COLLECTED DATA —
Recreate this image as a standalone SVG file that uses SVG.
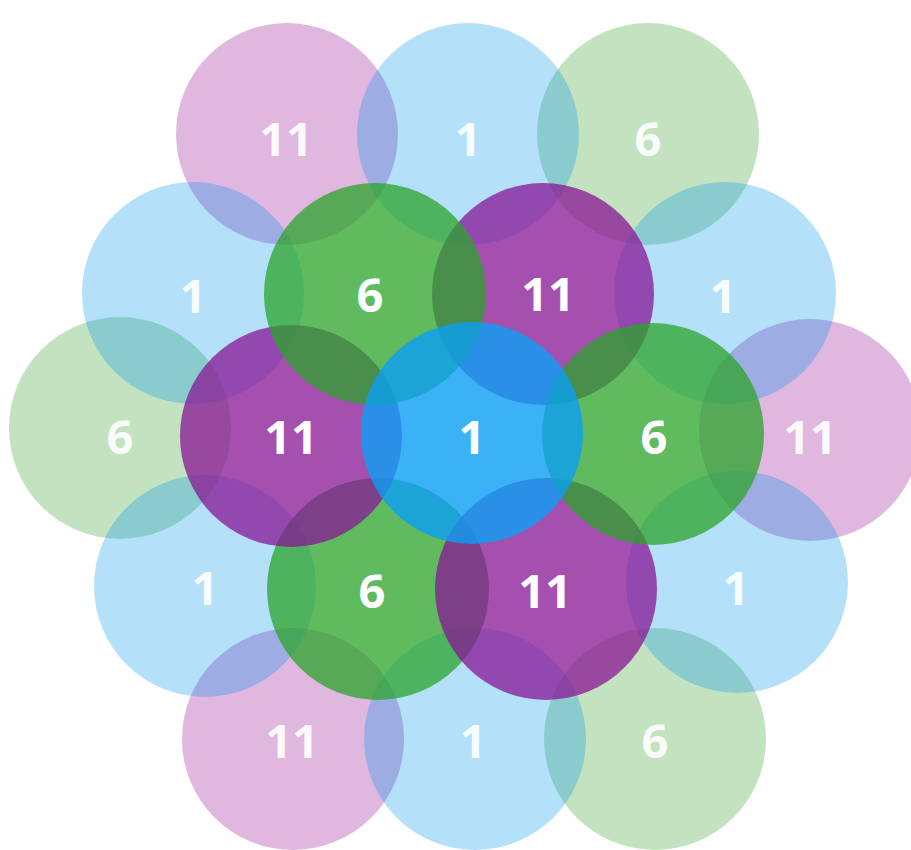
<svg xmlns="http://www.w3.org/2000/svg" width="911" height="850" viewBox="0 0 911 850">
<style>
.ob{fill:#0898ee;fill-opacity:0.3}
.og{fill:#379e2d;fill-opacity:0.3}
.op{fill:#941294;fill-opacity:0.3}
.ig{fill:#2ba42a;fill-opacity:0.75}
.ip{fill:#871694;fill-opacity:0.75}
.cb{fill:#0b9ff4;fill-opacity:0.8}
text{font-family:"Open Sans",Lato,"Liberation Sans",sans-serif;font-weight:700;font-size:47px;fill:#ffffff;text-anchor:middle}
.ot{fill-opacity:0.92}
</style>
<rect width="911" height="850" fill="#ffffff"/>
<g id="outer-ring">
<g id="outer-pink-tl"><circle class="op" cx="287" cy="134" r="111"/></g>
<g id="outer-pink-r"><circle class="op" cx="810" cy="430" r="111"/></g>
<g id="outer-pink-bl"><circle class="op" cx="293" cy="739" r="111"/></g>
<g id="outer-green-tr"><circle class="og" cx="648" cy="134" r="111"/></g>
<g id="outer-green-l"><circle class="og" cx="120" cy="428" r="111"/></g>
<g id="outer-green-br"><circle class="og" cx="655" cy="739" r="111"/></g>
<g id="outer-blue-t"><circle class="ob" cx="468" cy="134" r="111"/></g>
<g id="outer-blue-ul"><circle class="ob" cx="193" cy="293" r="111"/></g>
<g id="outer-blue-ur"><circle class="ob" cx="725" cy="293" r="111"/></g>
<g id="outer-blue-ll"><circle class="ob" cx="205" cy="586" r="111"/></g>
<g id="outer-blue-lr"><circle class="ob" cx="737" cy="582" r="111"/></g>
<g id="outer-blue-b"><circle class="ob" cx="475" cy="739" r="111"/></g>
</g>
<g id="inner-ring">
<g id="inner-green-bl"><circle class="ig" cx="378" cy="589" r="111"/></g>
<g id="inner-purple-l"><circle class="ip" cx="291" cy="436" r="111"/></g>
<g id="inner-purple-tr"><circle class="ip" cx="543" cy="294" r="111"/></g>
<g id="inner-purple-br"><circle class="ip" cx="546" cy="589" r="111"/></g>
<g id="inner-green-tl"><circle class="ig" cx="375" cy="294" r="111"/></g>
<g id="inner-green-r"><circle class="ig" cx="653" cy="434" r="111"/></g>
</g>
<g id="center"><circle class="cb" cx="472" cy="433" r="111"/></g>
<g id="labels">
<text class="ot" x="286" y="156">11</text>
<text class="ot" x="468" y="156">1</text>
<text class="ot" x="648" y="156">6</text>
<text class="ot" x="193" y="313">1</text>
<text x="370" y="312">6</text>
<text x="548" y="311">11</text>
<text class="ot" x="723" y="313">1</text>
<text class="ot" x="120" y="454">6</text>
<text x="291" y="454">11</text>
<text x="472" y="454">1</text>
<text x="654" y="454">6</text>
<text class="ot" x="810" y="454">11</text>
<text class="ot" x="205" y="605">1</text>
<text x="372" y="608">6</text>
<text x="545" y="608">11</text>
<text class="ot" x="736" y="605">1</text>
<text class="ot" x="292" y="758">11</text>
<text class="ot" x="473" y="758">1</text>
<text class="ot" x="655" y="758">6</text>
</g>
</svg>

GIVEN TASK — Reproduce the material above in full and without alteration, but skip all pictures.

EXPECTED ANSWER —
Recreate this image as a standalone SVG file that uses SVG.
<svg xmlns="http://www.w3.org/2000/svg" width="911" height="850" viewBox="0 0 911 850">
<style>
.ob{fill:#0898ee;fill-opacity:0.3}
.og{fill:#379e2d;fill-opacity:0.3}
.op{fill:#941294;fill-opacity:0.3}
.ig{fill:#2ba42a;fill-opacity:0.75}
.ip{fill:#871694;fill-opacity:0.75}
.cb{fill:#0b9ff4;fill-opacity:0.8}
text{font-family:"Open Sans",Lato,"Liberation Sans",sans-serif;font-weight:700;font-size:47px;fill:#ffffff;text-anchor:middle}
.ot{fill-opacity:0.92}
</style>
<rect width="911" height="850" fill="#ffffff"/>
<g id="outer-ring">
<g id="outer-pink-tl"><circle class="op" cx="287" cy="134" r="111"/></g>
<g id="outer-pink-r"><circle class="op" cx="810" cy="430" r="111"/></g>
<g id="outer-pink-bl"><circle class="op" cx="293" cy="739" r="111"/></g>
<g id="outer-green-tr"><circle class="og" cx="648" cy="134" r="111"/></g>
<g id="outer-green-l"><circle class="og" cx="120" cy="428" r="111"/></g>
<g id="outer-green-br"><circle class="og" cx="655" cy="739" r="111"/></g>
<g id="outer-blue-t"><circle class="ob" cx="468" cy="134" r="111"/></g>
<g id="outer-blue-ul"><circle class="ob" cx="193" cy="293" r="111"/></g>
<g id="outer-blue-ur"><circle class="ob" cx="725" cy="293" r="111"/></g>
<g id="outer-blue-ll"><circle class="ob" cx="205" cy="586" r="111"/></g>
<g id="outer-blue-lr"><circle class="ob" cx="737" cy="582" r="111"/></g>
<g id="outer-blue-b"><circle class="ob" cx="475" cy="739" r="111"/></g>
</g>
<g id="inner-ring">
<g id="inner-green-bl"><circle class="ig" cx="378" cy="589" r="111"/></g>
<g id="inner-purple-l"><circle class="ip" cx="291" cy="436" r="111"/></g>
<g id="inner-purple-tr"><circle class="ip" cx="543" cy="294" r="111"/></g>
<g id="inner-purple-br"><circle class="ip" cx="546" cy="589" r="111"/></g>
<g id="inner-green-tl"><circle class="ig" cx="375" cy="294" r="111"/></g>
<g id="inner-green-r"><circle class="ig" cx="653" cy="434" r="111"/></g>
</g>
<g id="center"><circle class="cb" cx="472" cy="433" r="111"/></g>
<g id="labels">
<text class="ot" x="286" y="156">11</text>
<text class="ot" x="468" y="156">1</text>
<text class="ot" x="648" y="156">6</text>
<text class="ot" x="193" y="313">1</text>
<text x="370" y="312">6</text>
<text x="548" y="311">11</text>
<text class="ot" x="723" y="313">1</text>
<text class="ot" x="120" y="454">6</text>
<text x="291" y="454">11</text>
<text x="472" y="454">1</text>
<text x="654" y="454">6</text>
<text class="ot" x="810" y="454">11</text>
<text class="ot" x="205" y="605">1</text>
<text x="372" y="608">6</text>
<text x="545" y="608">11</text>
<text class="ot" x="736" y="605">1</text>
<text class="ot" x="292" y="758">11</text>
<text class="ot" x="473" y="758">1</text>
<text class="ot" x="655" y="758">6</text>
</g>
</svg>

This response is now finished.